◆ Stored entries
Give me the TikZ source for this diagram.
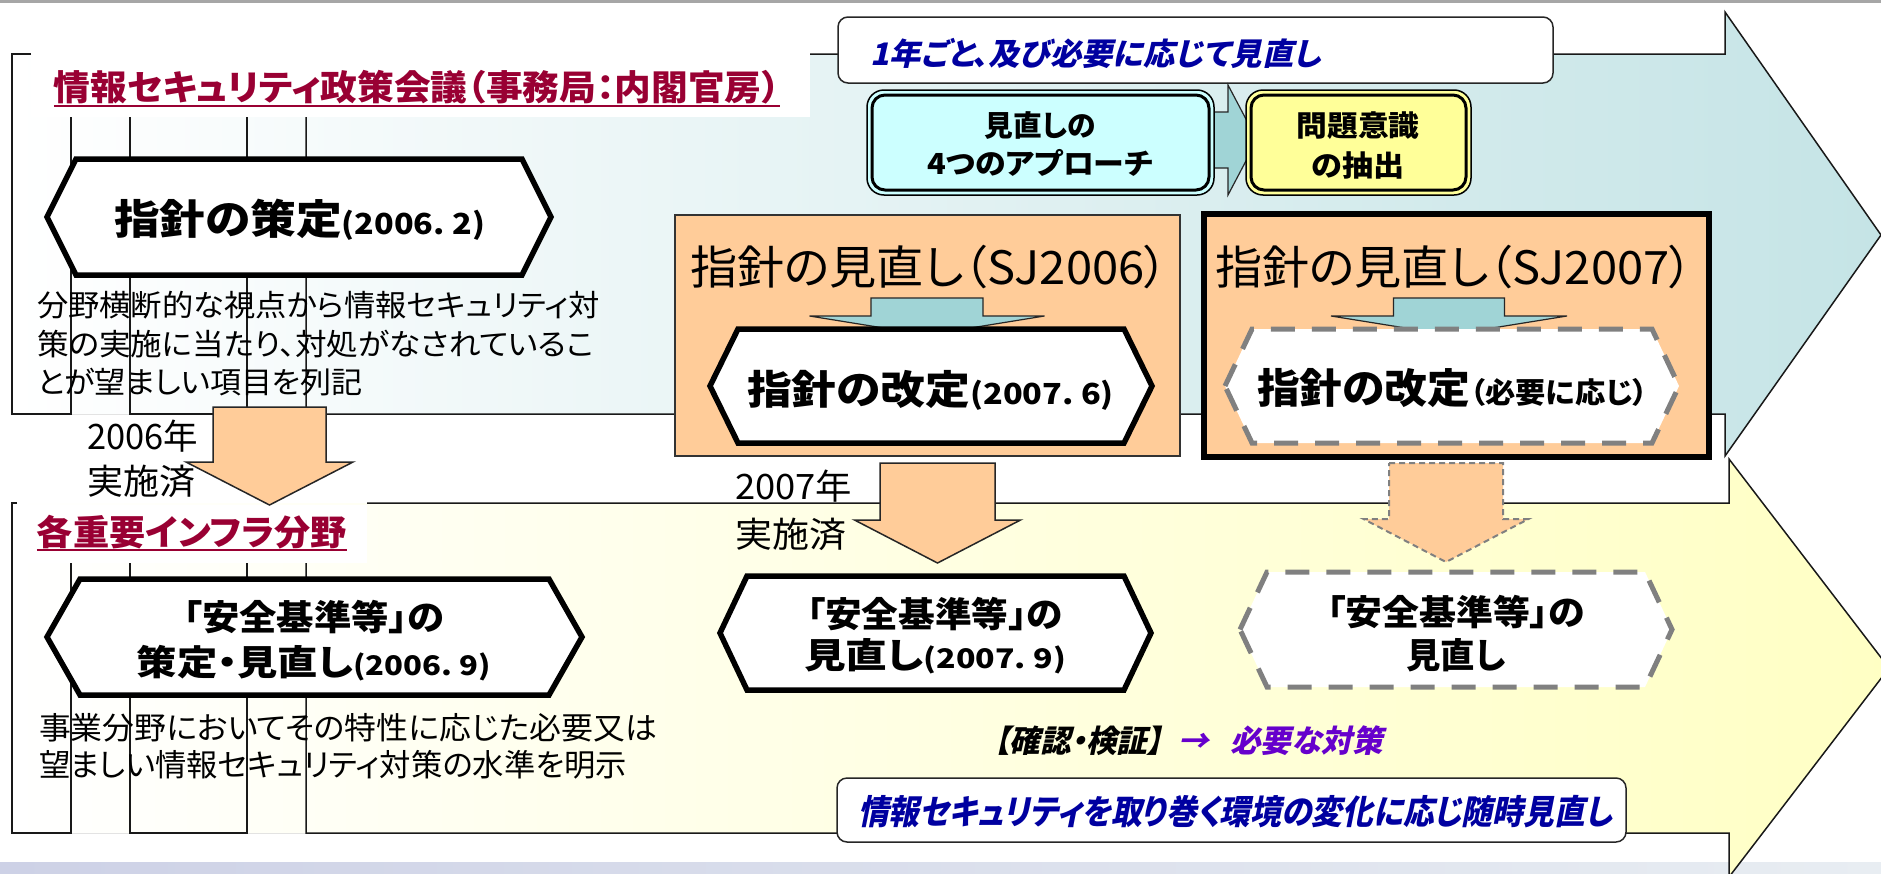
\documentclass[tikz,border=0pt]{standalone}
\usepackage{fontspec}
\usepackage{graphicx}
\setmainfont[RawFeature=+palt]{Noto Sans CJK JP}
\newfontfamily\jpsl[FakeSlant=0.22,RawFeature=+palt]{Noto Sans CJK JP}
\newcommand{\fz}[2]{\fontsize{#1pt}{#2pt}\selectfont}
\newcommand{\fw}[2]{\resizebox{#1pt}{\height}{#2}}
\definecolor{peach}{RGB}{255,204,153}
\definecolor{tealfill}{RGB}{160,212,214}
\definecolor{cyanbox}{RGB}{204,255,255}
\definecolor{yelbox}{RGB}{255,255,153}
\definecolor{titlered}{RGB}{153,0,51}
\definecolor{navy}{RGB}{0,0,160}
\definecolor{purp}{RGB}{102,0,204}
\definecolor{arrowteal}{RGB}{197,228,230}
\definecolor{arrowyel}{RGB}{255,255,196}
\definecolor{dashgray}{RGB}{128,128,128}
\definecolor{topgray}{RGB}{166,166,166}
\definecolor{bandL}{RGB}{205,209,230}
\definecolor{bandR}{RGB}{232,237,242}
\newcommand{\hexa}[6]{\path[#1] (#2,{(#4+#5)/2}) -- (#2+#6,#4) -- (#3-#6,#4) -- (#3,{(#4+#5)/2}) -- (#3-#6,#5) -- (#2+#6,#5) -- cycle;}
\newcommand{\downarr}[7]{\path[#1] (#2-#3,#4) -- (#2+#3,#4) -- (#2+#3,#5) -- (#2+#6,#5) -- (#2,#7) -- (#2-#6,#5) -- (#2-#3,#5) -- cycle;}
\tikzset{
  frameline/.style={draw=black!90, line width=1.5pt},
  hexbox/.style={draw=black, line width=5.5pt, fill=white, line join=miter},
  hexdash/.style={draw=dashgray, line width=5pt, dash pattern=on 24pt off 17pt, fill=white},
  orangearrow/.style={draw=black!85, line width=1.5pt, fill=peach, line join=miter},
  orangedash/.style={draw=dashgray, line width=2pt, dash pattern=on 6pt off 4pt, fill=peach},
  tealarrow/.style={draw=black!85, line width=1.2pt, fill=tealfill, line join=miter},
  txt/.style={inner sep=0pt, outer sep=0pt},
  thinbox/.style={draw=black!85, line width=1.5pt, fill=white, rounded corners=10pt},
  yeartxt/.style={txt, align=left, anchor=west, text=black, font={\fz{35}{#1}}},
}
\begin{document}
\begin{tikzpicture}[x=1pt,y=-1pt]
\useasboundingbox (0,0) rectangle (1881,873);
\clip (0,0) rectangle (1881,873);
% top line and bottom band
\fill[topgray] (0,0) rectangle (1881,3);
\fill[left color=bandL, right color=bandR] (0,862) rectangle (1881,873);
% upper big arrow
\fill[left color=white, right color=arrowteal] (12,54) -- (1725,54) -- (1725,12) -- (1881,235) -- (1725,456) -- (1725,414) -- (12,414) -- cycle;
\fill[white] (31,40) rectangle (810,117);
\draw[frameline] (810,54) -- (1725,54) -- (1725,12) -- (1881,235) -- (1725,456) -- (1725,414) -- (306,414) -- (306,117);
\draw[frameline] (31,54) -- (12,54) -- (12,414) -- (71,414) -- (71,117);
\draw[frameline] (130,117) -- (130,414) -- (247,414) -- (247,117);
\node[txt, text=titlered, font={\bfseries\fz{35}{35}}] (ttl1) at (417,87) {\fw{726}{情報セキュリティ政策会議（事務局：内閣官房）}};
\draw[titlered, line width=2.5pt] ([yshift=-2pt]ttl1.south west) -- ([yshift=-2pt]ttl1.south east);
% lower big arrow
\fill[left color=white, right color=arrowyel] (12,503) -- (1729,503) -- (1729,459) -- (1889,668) -- (1729,877) -- (1729,833) -- (12,833) -- cycle;
\fill[white] (17,505) rectangle (367,563);
\draw[frameline] (367,503) -- (1729,503) -- (1729,459) -- (1889,668) -- (1729,877) -- (1729,833) -- (306,833) -- (306,563);
\draw[frameline] (17,503) -- (12,503) -- (12,833) -- (71,833) -- (71,563);
\draw[frameline] (130,563) -- (130,833) -- (247,833) -- (247,563);
\node[txt, text=titlered, font={\bfseries\fz{35}{35}}] (ttl2) at (192,532) {\fw{310}{各重要インフラ分野}};
\draw[titlered, line width=2.5pt] ([yshift=-1pt]ttl2.south west) -- ([yshift=-1pt]ttl2.south east);
% review box on top
\draw[thinbox] (838,17) rectangle (1553,83);
\node[txt, anchor=west, text=navy, font={\jpsl\bfseries\fz{31}{31}}] (b1t) at (870,53) {\fw{451}{1年ごと、及び必要に応じて見直し}};
% small teal arrow
\path[tealarrow] (1212,112) -- (1228,112) -- (1228,85) -- (1257,140) -- (1228,195) -- (1228,168) -- (1212,168) -- cycle;
% cyan box
\draw[line width=1.5pt, fill=cyanbox, rounded corners=17pt] (867,90) rectangle (1214,195);
\draw[line width=3pt, rounded corners=13pt] (872,95) rectangle (1209,190);
\node[txt, align=center, font={\bfseries\fz{29}{38}}] (cyt) at (1040,144) {\fw{111}{見直しの}\\\fw{226}{4つのアプローチ}};
% yellow box
\draw[line width=1.5pt, fill=yelbox, rounded corners=17pt] (1246,90) rectangle (1471,195);
\draw[line width=3pt, rounded corners=13pt] (1251,95) rectangle (1466,190);
\node[txt, align=center, font={\bfseries\fz{29}{40}}] (yet) at (1358,145) {\fw{123}{問題意識}\\\fw{93}{の抽出}};
% SJ boxes
\draw[draw=black!80, line width=1.5pt, fill=peach] (675,215) rectangle (1180,456);
\draw[draw=black, line width=5.5pt, fill=peach] (1204,214) rectangle (1709,457);
\node[txt, font={\fz{46}{46}}] (sj6) at (929,267) {\fw{478}{指針の見直し（SJ2006）}};
\node[txt, font={\fz{46}{46}}] (sj7) at (1454,267) {\fw{478}{指針の見直し（SJ2007）}};
\downarr{tealarrow}{927}{56}{298}{316}{117.5}{335}
\downarr{tealarrow}{1449}{55.5}{298}{316}{118}{335}
% hexagons upper
\hexa{hexbox}{47}{551}{159}{275}{29}
\node[txt, font=\bfseries] (hx1t) at (299.5,220) {\fw{371}{\fz{41}{41}指針の策定\fz{29}{29}(2006.\ 2)}};
\hexa{hexbox}{710}{1152}{329}{443}{28}
\node[txt, font=\bfseries] (hx3t) at (930.5,390) {\fw{367}{\fz{40}{40}指針の改定\fz{29}{29}(2007.\ 6)}};
\hexa{hexdash}{1225}{1679}{329}{443}{27}
\node[txt, font=\bfseries] (hx4t) at (1452.5,388) {\fw{391}{\fz{41}{41}指針の改定\fz{29}{29}（必要に応じ）}};
% body text 1
\node[txt, align=left, anchor=west, font={\fz{30}{38.5}}] (body1) at (37,344) {\fw{563}{分野横断的な視点から情報セキュリティ対}\\\fw{557}{策の実施に当たり、対処がなされているこ}\\\fw{326}{とが望ましい項目を列記}};
% orange arrows
\downarr{orangearrow}{269.5}{56.5}{407}{462}{83.5}{505}
\node[yeartxt=45] (y2006) at (87,459) {\fw{111}{2006年}\\\fw{108}{実施済}};
\downarr{orangearrow}{937.5}{57.5}{463}{520}{83}{563}
\node[yeartxt=48] (y2007) at (735,510) {\fw{117}{2007年}\\\fw{111}{実施済}};
\downarr{orangedash}{1446}{57}{463}{519}{82.5}{562}
% hexagons lower
\hexa{hexbox}{47}{582}{579}{695}{33}
\node[txt, align=center, font={\bfseries\fz{35}{45}}] (hx2t) at (314,640.5) {\fw{261}{「安全基準等」の}\\\fw{354}{策定・見直し\fz{27}{27}(2006.\ 9)}};
\hexa{hexbox}{720}{1151}{576}{690}{27}
\node[txt, align=center, font={\bfseries\fz{35}{41}}] (hx5t) at (935,635.5) {\fw{256}{「安全基準等」の}\\\fw{262}{見直し\fz{27}{27}(2007.\ 9)}};
\hexa{hexdash}{1240}{1672}{572}{687}{27}
\node[txt, align=center, font={\bfseries\fz{35}{43}}] (hx6t) at (1456,633.5) {\fw{258}{「安全基準等」の}\\\fw{99}{見直し}};
% body text 2
\node[txt, align=left, anchor=west, font={\fz{31}{37}}] (body2) at (39,746.5) {\fw{618}{事業分野においてその特性に応じた必要又は}\\\fw{588}{望ましい情報セキュリティ対策の水準を明示}};
% confirmation line
\node[txt, anchor=west, font={\jpsl\bfseries\fz{31}{31}}] (kaku) at (994,741) {\fw{389}{【確認・検証】\hspace{0.5em}\textcolor{purp}{→\hspace{0.7em}必要な対策}}};
% bottom review box
\draw[thinbox] (837,778) rectangle (1626,842);
\node[txt, anchor=west, text=navy, font={\jpsl\bfseries\fz{34}{34}}] (b2t) at (858,812) {\fw{754}{情報セキュリティを取り巻く環境の変化に応じ随時見直し}};
\end{tikzpicture}
\end{document}
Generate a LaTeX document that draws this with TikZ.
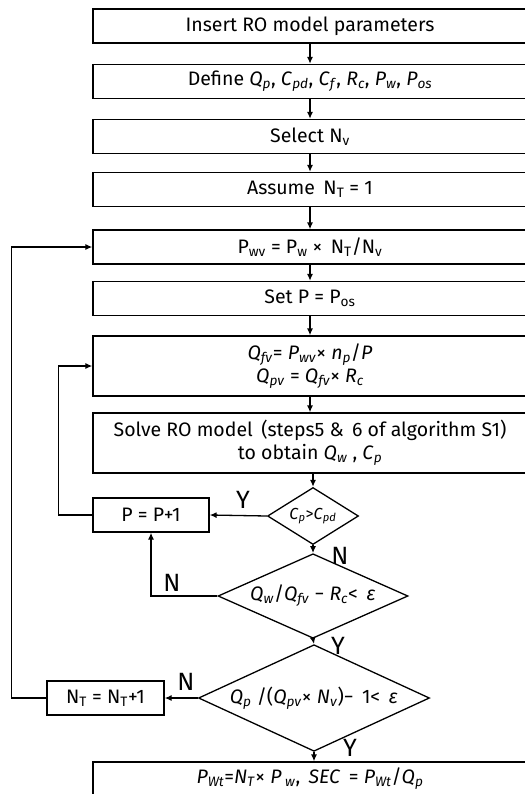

◆ EXERCISE DESCRIPTION
Find the lines containing "this" and pull them out.

◆ EXERCISE RESPONSE
Give me the TikZ source for this diagram.
Generate a LaTeX document that draws this with TikZ.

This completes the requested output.